Leave the pictures out, and retype all of the material exactly as written.

── Supplied information ──

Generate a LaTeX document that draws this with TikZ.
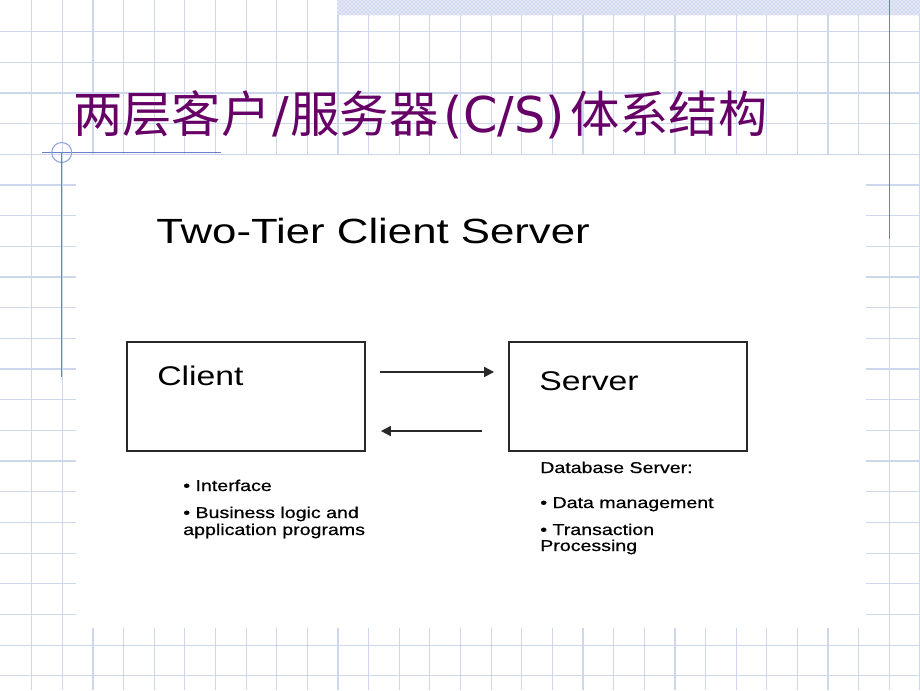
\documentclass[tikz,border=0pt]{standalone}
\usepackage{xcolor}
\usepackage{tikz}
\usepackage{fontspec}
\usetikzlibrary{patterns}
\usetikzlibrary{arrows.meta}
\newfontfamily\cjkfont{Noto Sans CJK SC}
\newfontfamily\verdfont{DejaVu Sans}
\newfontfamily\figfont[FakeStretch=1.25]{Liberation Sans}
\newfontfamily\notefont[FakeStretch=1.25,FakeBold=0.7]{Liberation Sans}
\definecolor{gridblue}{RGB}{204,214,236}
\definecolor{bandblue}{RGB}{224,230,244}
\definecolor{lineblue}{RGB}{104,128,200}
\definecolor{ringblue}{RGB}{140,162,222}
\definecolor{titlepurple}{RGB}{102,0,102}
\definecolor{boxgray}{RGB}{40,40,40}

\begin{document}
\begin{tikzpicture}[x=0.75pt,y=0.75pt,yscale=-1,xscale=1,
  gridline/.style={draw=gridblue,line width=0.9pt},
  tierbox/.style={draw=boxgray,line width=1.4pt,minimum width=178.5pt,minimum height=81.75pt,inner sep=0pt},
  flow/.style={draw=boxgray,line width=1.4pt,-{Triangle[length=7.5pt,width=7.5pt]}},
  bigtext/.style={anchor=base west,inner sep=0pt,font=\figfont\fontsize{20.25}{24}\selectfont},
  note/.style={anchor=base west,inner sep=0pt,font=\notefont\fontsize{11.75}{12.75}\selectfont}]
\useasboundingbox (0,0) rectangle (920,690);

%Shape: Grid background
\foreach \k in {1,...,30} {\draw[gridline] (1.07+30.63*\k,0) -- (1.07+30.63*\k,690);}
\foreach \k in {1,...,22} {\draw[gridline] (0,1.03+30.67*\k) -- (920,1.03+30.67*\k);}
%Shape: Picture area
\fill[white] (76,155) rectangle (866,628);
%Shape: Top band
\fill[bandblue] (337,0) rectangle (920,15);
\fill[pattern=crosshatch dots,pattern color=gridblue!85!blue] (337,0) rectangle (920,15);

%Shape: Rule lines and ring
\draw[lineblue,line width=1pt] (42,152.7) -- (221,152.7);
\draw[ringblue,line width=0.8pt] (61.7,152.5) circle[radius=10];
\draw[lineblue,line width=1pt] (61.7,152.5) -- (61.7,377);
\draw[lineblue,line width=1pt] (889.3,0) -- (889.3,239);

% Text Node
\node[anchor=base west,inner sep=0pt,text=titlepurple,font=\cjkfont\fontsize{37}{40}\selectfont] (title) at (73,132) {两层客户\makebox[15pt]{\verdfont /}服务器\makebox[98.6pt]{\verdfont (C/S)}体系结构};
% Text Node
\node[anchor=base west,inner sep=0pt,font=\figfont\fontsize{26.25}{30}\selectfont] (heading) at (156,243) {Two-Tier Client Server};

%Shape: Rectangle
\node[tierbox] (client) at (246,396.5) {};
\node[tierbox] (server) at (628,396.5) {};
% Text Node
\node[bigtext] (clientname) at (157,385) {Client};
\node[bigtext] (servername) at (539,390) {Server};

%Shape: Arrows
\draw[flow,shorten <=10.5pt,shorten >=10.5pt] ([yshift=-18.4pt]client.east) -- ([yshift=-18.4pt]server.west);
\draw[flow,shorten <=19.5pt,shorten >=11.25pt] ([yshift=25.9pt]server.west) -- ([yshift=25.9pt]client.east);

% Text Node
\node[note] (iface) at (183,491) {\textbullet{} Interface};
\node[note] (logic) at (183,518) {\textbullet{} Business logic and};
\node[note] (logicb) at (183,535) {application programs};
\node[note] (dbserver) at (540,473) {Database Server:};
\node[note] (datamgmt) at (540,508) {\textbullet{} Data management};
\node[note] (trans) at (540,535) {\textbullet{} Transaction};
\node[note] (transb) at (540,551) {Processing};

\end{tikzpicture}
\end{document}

───

Exercise solution:
Generate a LaTeX document that draws this with TikZ.
\documentclass[tikz,border=0pt]{standalone}
\usepackage{xcolor}
\usepackage{tikz}
\usepackage{fontspec}
\usetikzlibrary{patterns}
\usetikzlibrary{arrows.meta}
\newfontfamily\cjkfont{Noto Sans CJK SC}
\newfontfamily\verdfont{DejaVu Sans}
\newfontfamily\figfont[FakeStretch=1.25]{Liberation Sans}
\newfontfamily\notefont[FakeStretch=1.25,FakeBold=0.7]{Liberation Sans}
\definecolor{gridblue}{RGB}{204,214,236}
\definecolor{bandblue}{RGB}{224,230,244}
\definecolor{lineblue}{RGB}{104,128,200}
\definecolor{ringblue}{RGB}{140,162,222}
\definecolor{titlepurple}{RGB}{102,0,102}
\definecolor{boxgray}{RGB}{40,40,40}

\begin{document}
\begin{tikzpicture}[x=0.75pt,y=0.75pt,yscale=-1,xscale=1,
  gridline/.style={draw=gridblue,line width=0.9pt},
  tierbox/.style={draw=boxgray,line width=1.4pt,minimum width=178.5pt,minimum height=81.75pt,inner sep=0pt},
  flow/.style={draw=boxgray,line width=1.4pt,-{Triangle[length=7.5pt,width=7.5pt]}},
  bigtext/.style={anchor=base west,inner sep=0pt,font=\figfont\fontsize{20.25}{24}\selectfont},
  note/.style={anchor=base west,inner sep=0pt,font=\notefont\fontsize{11.75}{12.75}\selectfont}]
\useasboundingbox (0,0) rectangle (920,690);

%Shape: Grid background
\foreach \k in {1,...,30} {\draw[gridline] (1.07+30.63*\k,0) -- (1.07+30.63*\k,690);}
\foreach \k in {1,...,22} {\draw[gridline] (0,1.03+30.67*\k) -- (920,1.03+30.67*\k);}
%Shape: Picture area
\fill[white] (76,155) rectangle (866,628);
%Shape: Top band
\fill[bandblue] (337,0) rectangle (920,15);
\fill[pattern=crosshatch dots,pattern color=gridblue!85!blue] (337,0) rectangle (920,15);

%Shape: Rule lines and ring
\draw[lineblue,line width=1pt] (42,152.7) -- (221,152.7);
\draw[ringblue,line width=0.8pt] (61.7,152.5) circle[radius=10];
\draw[lineblue,line width=1pt] (61.7,152.5) -- (61.7,377);
\draw[lineblue,line width=1pt] (889.3,0) -- (889.3,239);

% Text Node
\node[anchor=base west,inner sep=0pt,text=titlepurple,font=\cjkfont\fontsize{37}{40}\selectfont] (title) at (73,132) {两层客户\makebox[15pt]{\verdfont /}服务器\makebox[98.6pt]{\verdfont (C/S)}体系结构};
% Text Node
\node[anchor=base west,inner sep=0pt,font=\figfont\fontsize{26.25}{30}\selectfont] (heading) at (156,243) {Two-Tier Client Server};

%Shape: Rectangle
\node[tierbox] (client) at (246,396.5) {};
\node[tierbox] (server) at (628,396.5) {};
% Text Node
\node[bigtext] (clientname) at (157,385) {Client};
\node[bigtext] (servername) at (539,390) {Server};

%Shape: Arrows
\draw[flow,shorten <=10.5pt,shorten >=10.5pt] ([yshift=-18.4pt]client.east) -- ([yshift=-18.4pt]server.west);
\draw[flow,shorten <=19.5pt,shorten >=11.25pt] ([yshift=25.9pt]server.west) -- ([yshift=25.9pt]client.east);

% Text Node
\node[note] (iface) at (183,491) {\textbullet{} Interface};
\node[note] (logic) at (183,518) {\textbullet{} Business logic and};
\node[note] (logicb) at (183,535) {application programs};
\node[note] (dbserver) at (540,473) {Database Server:};
\node[note] (datamgmt) at (540,508) {\textbullet{} Data management};
\node[note] (trans) at (540,535) {\textbullet{} Transaction};
\node[note] (transb) at (540,551) {Processing};

\end{tikzpicture}
\end{document}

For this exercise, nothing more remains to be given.